The 2006 24 Hours of Le Mans was the 74th Grand Prix of Endurance, and took place over 17–18 June 2006. The winners of the race were Frank Biela, Marco Werner, and Emanuele Pirro, driving the Audi R10 TDI. For the first time in the history of the race, the winner was a diesel-powered car.

Pre-race
Prior to this race the ACO redeveloped the area around the Dunlop Curve and Dunlop Chicane, moving the Dunlop Curve in tighter to create more run-off area, while also turning the Dunlop Chicane into a larger set of turns. As part of the development, a new extended pit lane exit was created for motorcycles running the Bugatti Circuit. This second pit exit re-enters the track just beyond the Dunlop Chicane and before the Dunlop Bridge.

Before the official test days, the FIA requested that the sportscars should also use this new pit lane, and mandated a 60 km/h speed limit for the entire 450m length, instead of using the normal pit exit in the Dunlop Curve as planned. This was originally used for the Le Mans test days, but due to complaints from the teams, the ACO decided to return to the old pit lane exit for the race.

Qualifying
In the LMP1 category, during Wednesday's wet-weather qualifying Pescarolo C60 took the top two spots. Then, a day later, during dry weather conditions the new Audi R10 TDIs overtook the Pescarolos to claim the top two positions. 
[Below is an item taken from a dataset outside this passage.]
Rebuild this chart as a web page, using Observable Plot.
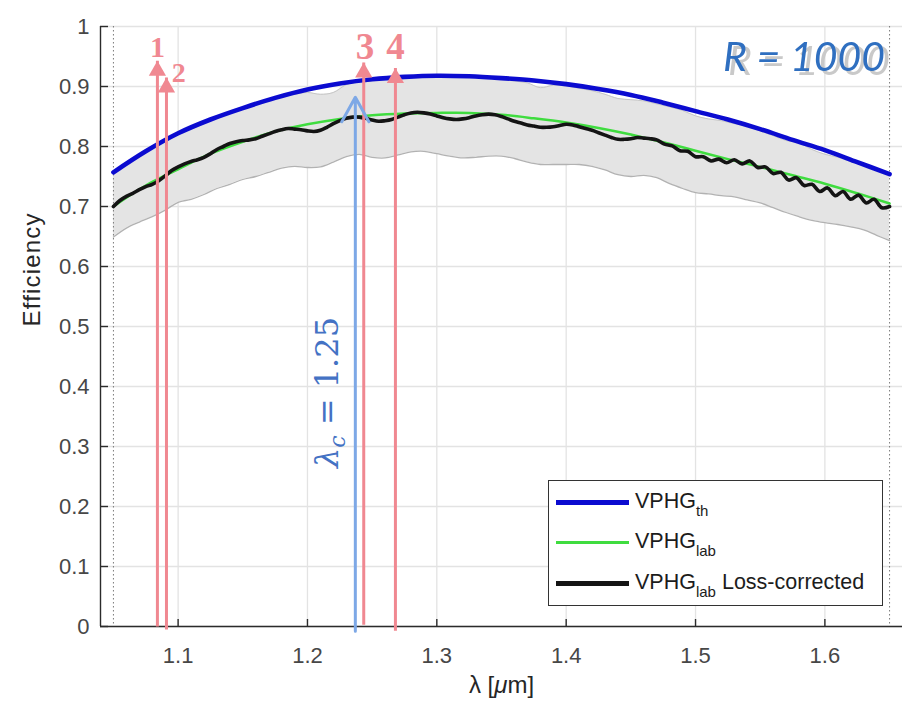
<!DOCTYPE html>
<html><head><meta charset="utf-8">
<script src="https://cdn.jsdelivr.net/npm/d3@7"></script>
<script src="https://cdn.jsdelivr.net/npm/@observablehq/plot@0.6"></script>
<style>
body{margin:0;background:#fff;}
#wrap{position:relative;width:920px;height:712px;}
#legend{position:absolute;left:548px;top:480px;width:335px;height:126px;border:1.5px solid #333;background:#fff;box-sizing:border-box;font-family:"Liberation Sans",Arial,sans-serif;font-size:21.5px;color:#1c1c1c;}
.sw{position:absolute;left:7px;width:73px;}
.lab{position:absolute;left:86px;white-space:nowrap;line-height:20px;}
.lab sub{font-size:15px;vertical-align:-8px;line-height:0;}
</style></head>
<body><div id="wrap"></div>
<script>
// ---- data ----
const xTicks = [1.1, 1.2, 1.3, 1.4, 1.5, 1.6];
const xTickLabels = ["1.1", "1.2", "1.3", "1.4", "1.5", "1.6"];
const yTicks = [0, 0.1, 0.2, 0.3, 0.4, 0.5, 0.6, 0.7, 0.8, 0.9, 1];
const yTickLabels = ["0", "0.1", "0.2", "0.3", "0.4", "0.5", "0.6", "0.7", "0.8", "0.9", "1"];
const edgeX = [1.05, 1.65];

// theoretical efficiency (blue)
const blueX = [1.05,1.075,1.1,1.125,1.15,1.175,1.2,1.225,1.25,1.275,1.3,1.325,1.35,1.375,1.4,1.425,1.45,1.475,1.5,1.525,1.55,1.575,1.6,1.625,1.65];
const blueY = [0.757,0.792,0.822,0.845,0.864,0.881,0.895,0.905,0.912,0.916,0.918,0.917,0.914,0.910,0.904,0.896,0.886,0.873,0.859,0.845,0.829,0.811,0.794,0.774,0.754];

// lab fit (green)
const greenX = [1.05,1.075,1.1,1.125,1.15,1.175,1.2,1.225,1.25,1.275,1.3,1.325,1.35,1.375,1.4,1.425,1.45,1.475,1.5,1.525,1.55,1.575,1.6,1.625,1.65];
const greenY = [0.700,0.735,0.762,0.788,0.808,0.825,0.837,0.846,0.852,0.855,0.856,0.856,0.853,0.847,0.840,0.831,0.820,0.807,0.793,0.779,0.766,0.752,0.738,0.722,0.705];

// lab loss-corrected (black)
const blackX = [1.050,1.055,1.060,1.065,1.070,1.075,1.080,1.085,1.090,1.095,
1.100,1.105,1.110,1.115,1.120,1.125,1.130,1.135,1.140,1.145,
1.150,1.155,1.160,1.165,1.170,1.175,1.180,1.185,1.190,1.195,
1.200,1.205,1.210,1.215,1.220,1.225,1.230,1.235,1.240,1.245,
1.250,1.255,1.260,1.265,1.270,1.275,1.280,1.285,1.290,1.295,
1.300,1.305,1.310,1.315,1.320,1.325,1.330,1.335,1.340,1.345,
1.350,1.355,1.360,1.365,1.370,1.375,1.380,1.385,1.390,1.395,
1.400,1.405,1.410,1.415,1.420,1.425,1.430,1.435,1.440,1.445,
1.450,1.455,1.460,1.465,
1.470,1.476,1.482,1.488,1.494,1.500,1.506,1.512,1.518,1.524,
1.530,1.536,1.542,1.548,1.554,1.560,1.566,1.572,1.578,1.584,
1.590,1.596,1.602,1.608,1.614,1.620,1.626,1.632,1.638,1.644,1.650];
const blackY = [0.700,0.710,0.717,0.722,0.728,0.733,0.737,0.743,0.751,0.760,
0.766,0.771,0.775,0.778,0.782,0.788,0.795,0.800,0.805,0.808,
0.810,0.811,0.813,0.817,0.821,0.825,0.828,0.830,0.829,0.828,
0.826,0.825,0.827,0.832,0.838,0.843,0.847,0.849,0.849,0.847,
0.844,0.842,0.843,0.845,0.849,0.853,0.856,0.857,0.856,0.854,
0.851,0.848,0.846,0.845,0.846,0.848,0.851,0.853,0.854,0.853,
0.850,0.846,0.842,0.839,0.836,0.834,0.832,0.832,0.833,0.835,
0.837,0.836,0.833,0.830,0.827,0.823,0.819,0.815,0.812,0.812,
0.813,0.815,0.814,0.813,
0.811,0.804,0.801,0.793,0.792,0.783,0.783,0.776,0.779,0.773,
0.778,0.771,0.776,0.765,0.766,0.755,0.757,0.744,0.748,0.735,
0.737,0.725,0.731,0.718,0.725,0.712,0.719,0.706,0.712,0.698,0.700];

// uncertainty band (grey)
const bandX = [1.05,1.06,1.07,1.08,1.09,1.10,1.11,1.12,1.13,1.14,
1.15,1.16,1.17,1.18,1.19,1.20,1.21,1.22,1.23,1.24,
1.25,1.26,1.27,1.28,1.29,1.30,1.31,1.32,1.33,1.34,
1.35,1.36,1.37,1.38,1.39,1.40,1.41,1.42,1.43,1.44,
1.45,1.46,1.47,1.48,1.49,1.50,1.51,1.52,1.53,1.54,
1.55,1.56,1.57,1.58,1.59,1.60,1.61,1.62,1.63,1.64,1.65];
const bandLow = [0.649,0.664,0.674,0.683,0.694,0.707,0.712,0.720,0.730,0.737,
0.745,0.750,0.757,0.764,0.767,0.765,0.766,0.774,0.783,0.787,
0.782,0.781,0.786,0.791,0.792,0.788,0.784,0.781,0.782,0.784,
0.784,0.780,0.774,0.770,0.770,0.770,0.770,0.767,0.761,0.753,
0.750,0.752,0.748,0.738,0.730,0.723,0.721,0.718,0.716,0.711,
0.706,0.698,0.690,0.683,0.677,0.673,0.670,0.666,0.661,0.652,0.643];
const bandHigh = [0.755,0.770,0.784,0.797,0.809,0.820,0.829,0.838,0.847,0.855,
0.862,0.869,0.876,0.882,0.887,0.890,0.887,0.890,0.903,0.908,
0.910,0.913,0.915,0.916,0.917,0.917,0.917,0.916,0.915,0.914,
0.912,0.909,0.906,0.898,0.902,0.901,0.897,0.893,0.887,0.880,
0.878,0.876,0.871,0.866,0.860,0.851,0.846,0.843,0.838,0.834,
0.826,0.818,0.810,0.806,0.795,0.787,0.782,0.775,0.768,0.762,0.752];

// annotation arrows
const redArrowX = [1.084, 1.091, 1.2435, 1.268];
const redArrowBase = [0, -0.005, 0.003, -0.007];
const redArrowTip = [0.943, 0.915, 0.940, 0.931];
const redLabelText = ["1", "2", "3", "4"];
const redLabelX = [1.084, 1.1005, 1.2444, 1.268];
const redLabelY = [0.966, 0.923, 0.966, 0.966];
const redLabelSize = [30, 28, 37, 37];
const blueArrowX = [1.237];
const blueArrowBase = [-0.008];
const blueArrowTip = [0.882];
const lambdaText = ["λc = 1.25"];
const lambdaX = [1.2155];
const lambdaY = [0.39];
const rText = ["R = 1000"];
const rX = [1.6465];
const rY = [0.948];

// ---- tables ----
const band = bandX.map((x, i) => ({x, lo: bandLow[i], hi: bandHigh[i]}));
const blue = blueX.map((x, i) => ({x, y: blueY[i]}));
const green = greenX.map((x, i) => ({x, y: greenY[i]}));
const black = blackX.map((x, i) => ({x, y: blackY[i]}));
const red = redArrowX.map((x, i) => ({x, y1: redArrowBase[i], y2: redArrowTip[i]}));
const redLabels = redLabelText.map((t, i) => ({t, x: redLabelX[i], y: redLabelY[i], s: redLabelSize[i]}));
const blueArr = blueArrowX.map((x, i) => ({x, y1: blueArrowBase[i], y2: blueArrowTip[i]}));
const lam = lambdaText.map((t, i) => ({t, x: lambdaX[i], y: lambdaY[i]}));
const rl = rText.map((t, i) => ({t, x: rX[i], y: rY[i]}));

const xMin = 1.04, xMax = 1.66;
const axisCol = "#2b2b2b", tickCol = "#474747";
const pink = "#f08891";

const chart = Plot.plot({
  width: 920, height: 712,
  marginLeft: 100, marginRight: 18, marginTop: 26, marginBottom: 86,
  x: {domain: [xMin, xMax]},
  y: {domain: [0, 1]},
  style: {fontFamily: "'Liberation Sans', Arial, sans-serif", background: "white"},
  marks: [
    Plot.ruleX(xTicks, {stroke: "#e3e3e3", strokeWidth: 1.3}),
    Plot.ruleY(yTicks, {stroke: "#e3e3e3", strokeWidth: 1.3}),
    Plot.areaY(band, {x: "x", y1: "lo", y2: "hi", fill: "#e4e4e4", curve: "catmull-rom"}),
    Plot.line(band, {x: "x", y: "lo", stroke: "#b2b2b2", strokeWidth: 1.3, curve: "catmull-rom"}),
    Plot.line(band, {x: "x", y: "hi", stroke: "#c6c6c6", strokeWidth: 1, curve: "catmull-rom"}),
    Plot.ruleX(edgeX, {stroke: "#7a7a7a", strokeDasharray: "1.5,2.5", strokeWidth: 1}),
    Plot.line(green, {x: "x", y: "y", stroke: "#3fdc3f", strokeWidth: 2.5, curve: "catmull-rom"}),
    Plot.line(black, {x: "x", y: "y", stroke: "#141414", strokeWidth: 3.6, curve: "catmull-rom"}),
    Plot.line(blue, {x: "x", y: "y", stroke: "#0b0bd0", strokeWidth: 4.6, curve: "catmull-rom"}),
    // axes
    Plot.ruleY([0], {stroke: axisCol, strokeWidth: 1.4}),
    Plot.ruleX([xMin], {stroke: axisCol, strokeWidth: 1.4}),
    Plot.ruleX(xTicks, {y1: 0, y2: 0, insetTop: -7, stroke: axisCol, strokeWidth: 1.4}),
    Plot.ruleY(yTicks, {x1: xMin, x2: xMin, insetRight: -8, stroke: axisCol, strokeWidth: 1.4}),
    Plot.axisX({ticks: xTicks, tickSize: 0, tickPadding: 21, fontSize: 22, fill: tickCol, label: null,
      tickFormat: d => xTickLabels[xTicks.indexOf(d)]}),
    Plot.axisY({ticks: yTicks, tickSize: 0, tickPadding: 11, fontSize: 22, fill: tickCol, label: null,
      tickFormat: d => yTickLabels[yTicks.indexOf(d)]}),
    Plot.text(["Efficiency"], {frameAnchor: "left", dx: -68, rotate: -90, fontSize: 24, fill: "#262626"}),
    Plot.text(["λ [μm]"], {frameAnchor: "bottom", dy: 66, fontSize: 24, fill: "#262626"}),
    // annotations
    Plot.link(red, {x1: "x", x2: "x", y1: "y1", y2: "y2", stroke: pink, strokeWidth: 3}),
    Plot.dot(red, {x: "x", y: "y2", symbol: "triangle", r: 6.4, fill: pink, dy: 10}),
    Plot.arrow(blueArr, {x1: "x", x2: "x", y1: "y1", y2: "y2", stroke: "#7da8e6", strokeWidth: 3, headLength: 14, headAngle: 58}),
    Plot.text(redLabels, {x: "x", y: "y", text: "t", fontSize: "s", fill: pink, fontFamily: "'Liberation Serif', serif", fontWeight: "bold"}),
    Plot.text(lam, {x: "x", y: "y", text: "t", rotate: -90, fontSize: 32, fill: "#4472c4", fontFamily: "'DejaVu Serif', serif"}),
    Plot.text(rl, {x: "x", y: "y", text: "t", textAnchor: "end", fontSize: 41, fontStyle: "italic", fontFamily: "Lato, sans-serif", fill: "#2f6fc0"})
  ]
});

const wrap = document.getElementById("wrap");
wrap.appendChild(chart);

// rich text fix-ups (subscripts / italics / shadow)
const NS = "http://www.w3.org/2000/svg";
function tspan(parent, txt, attrs) {
  const t = document.createElementNS(NS, "tspan");
  t.textContent = txt;
  for (const k in attrs) t.setAttribute(k, attrs[k]);
  parent.appendChild(t);
}
chart.querySelectorAll("text").forEach(t => {
  if (t.textContent === lambdaText[0]) {
    t.textContent = "";
    tspan(t, "λ", {"font-style": "italic"});
    tspan(t, "c", {"font-style": "italic", "font-size": "22", dy: "7"});
    tspan(t, " = 1.25", {dy: "-7"});
  } else if (t.textContent === "λ [μm]") {
    t.textContent = "";
    tspan(t, "λ [", {});
    tspan(t, "μ", {"font-style": "italic"});
    tspan(t, "m]", {});
  } else if (t.textContent === "Efficiency") {
    t.setAttribute("letter-spacing", "1.2");
  } else if (t.textContent === rText[0]) {
    t.style.filter = "drop-shadow(5px 4px 0px #c9c9c9)";
  }
});

// legend
const legendItems = [
  {color: "#0b0bd0", w: 4.5, main: "VPHG", sub: "th", rest: ""},
  {color: "#3fdc3f", w: 2.5, main: "VPHG", sub: "lab", rest: ""},
  {color: "#141414", w: 4.5, main: "VPHG", sub: "lab", rest: " Loss-corrected"}
];
const rowCenters = [21.5, 61.5, 102.5];
const lg = document.createElement("div");
lg.id = "legend";
legendItems.forEach((it, i) => {
  const sw = document.createElement("div");
  sw.className = "sw";
  sw.style.top = (rowCenters[i] - it.w / 2) + "px";
  sw.style.height = it.w + "px";
  sw.style.background = it.color;
  lg.appendChild(sw);
  const lb = document.createElement("div");
  lb.className = "lab";
  lb.style.top = (rowCenters[i] + 5 - 17) + "px";
  lb.innerHTML = it.main + "<sub>" + it.sub + "</sub>" + it.rest;
  lg.appendChild(lb);
});
wrap.appendChild(lg);
</script>
</body></html>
In LMP2, the Ray Mallock Ltd. Lola ran two seconds quicker than the new Intersport Lola.

In LMGT1, the Aston Martin factory squad swept the front row, with the #64 Corvette right behind them. 

In GT2, the French IMSA Performance Matmut Porsche took the quickest time; however, Luca Riccitelli took the car off at Nord du Karting at the end of the session, injuring his ankle and badly damaging the chassis of the car. In a unique move, the ACO went against its own rules and granted permission for the team to replace the chassis with a brand new car. The car was still forced to start at the back of the grid. The Scuderia Ecosse Ferrari 430 thus started at the front for the GT2 class.

Qualifying times
Class leaders and the fastest lap time on each day are in bold.

Race

This race marked the first Le Mans win for a diesel engined sports car, the Audi R10 TDI, and the second time that a diesel-powered sports car won a major international motorsports event, following the Audi R10 TDI's win at the 2006 12 Hours of Sebring.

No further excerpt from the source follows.